It was my first Vancouver Pride event: Sunset Beach on July 31. The sun beat down hard above the event space — a fluorescent petri dish of corporate tents with rainbows stapled on. The scents of sweat and weed mingled in the air. But none of it mattered, because my friends and I had found the tent for Vancouver Queer Film Festival (VQFF), which felt like a safe haven for genuine, not-purely-profit-motivated representation.
Flipping through the programme and chatting with one of the representatives, a short film collection called Keep in Touch caught my eye. The throughline of the collection was “masculine connections, from brief hookups to uncomfortable encounters with other men’s insecurities.”
The representative said the shorts were mainly about people wrestling with masculinity, specifically “newcomers” to open gender-nonconformity. ”Newcomers” was a novel term for me which felt patronizing at first, as if it implied that people who struggle with their sexuality just don’t “get” it yet. However, persistent as hope, the word has slowly weaved its way through my relationship with queerness.
“Newcomers” is a word ripe with promise: a promise that one’s identity is not inextricably linked with hate, that discomfort is transient and things get better with time. We’re just new.
The first short film in the collection — Swedish director Jerry Carlsson’s Nattåget (The Night Train) —presents a connection between two men stripped back to its boldest simplicity, foregoing dialogue in favour of a flirtation that is almost purely visual.
Confident closeups meditate on the betraying power of the human face. Minute behaviours can tell us everything about a person. How do you hold yourself when you know someone’s looking at you? How long until you dare your eyes to meet theirs? Will you follow him into the cabin? Or will you make him follow you?
The audience become well-acquainted with the faces of the two central characters: Oskar’s rosy embarrassment and Ahmed’s aquiline strength. The camera frequently exists in the space directly in between them, caught in the crossfire.
The lack of dialogue leaves room for sharp sound design; from the sudden snap of Ahmed's inciting glance to the juiciness of the symbolic orange slice — it all serves to enhance the subdued drama of their seduction. The film leaves us wondering: why do we even bother using language to voice our attractions, when a look can say it all? Words almost feel crude in comparison, like trying to capture a Romance painting on an Etch-A-Sketch.
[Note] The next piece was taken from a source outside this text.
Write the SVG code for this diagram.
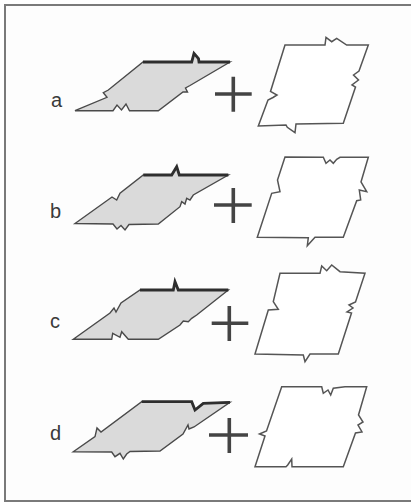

Next up, Christian Jacob Ramon’s Hard is a tender depiction of sexual frustration. In the apartment of a blossoming relationship, a recently-out man struggles to act on his feelings for a crush. The characters' progression from tension to acceptance is easy on the palate — and I think it’s valuable to depict such honesty — but the subject matter feels like a fragment of a longer and more interesting story. It reminded me of a gay Master of None episode, complete with self-aware millennials spelling out their emotions (the horror!). It’s enjoyable, but not particularly groundbreaking.
Thirdly, we have a slam-poetry music video for the queer proletariat… in case anyone was getting worried that they could recommend this event to their mom. In Lucie Rachel and Chrissie Hyde’s Factory Talk, images of clanging, mechanical labor are underscored by a young man’s poetic verses of inner turmoil. Day after day, the narrator twists metal with blunt instruments, and hides a sexuality that was tempered in an acid bath of self-hatred.
Queerness and class struggle are not commonly associated with each other, so a depiction of their intersection feels both fresh and important. After all, your sexuality follows you in all facets of your life, even when it would be easier to leave it behind.
Those were the standouts from the collection, but Adam Baran’s Trade Center, Thy Tran’sSUMMERWINTERSUMMER and Kai Tillman’s Hey Man are all worth a watch.
The VQFF reminded me of a fact that’s too easily forgotten in our age of seemingly endless top-shelf content: that making films is hard. Getting actors to behave convincingly while you point the all-seeing, all-knowing lens of a camera in their face is really hard. Anyone who has the bravery to do so deserves loads of credit, particularly when they are exploring such sensitive subject matter. Every artist who took risks in making this collection are heroes, full stop.
To all the newcomers out there: share your experiences. Make art. You’ll never know just how much it could help people like you.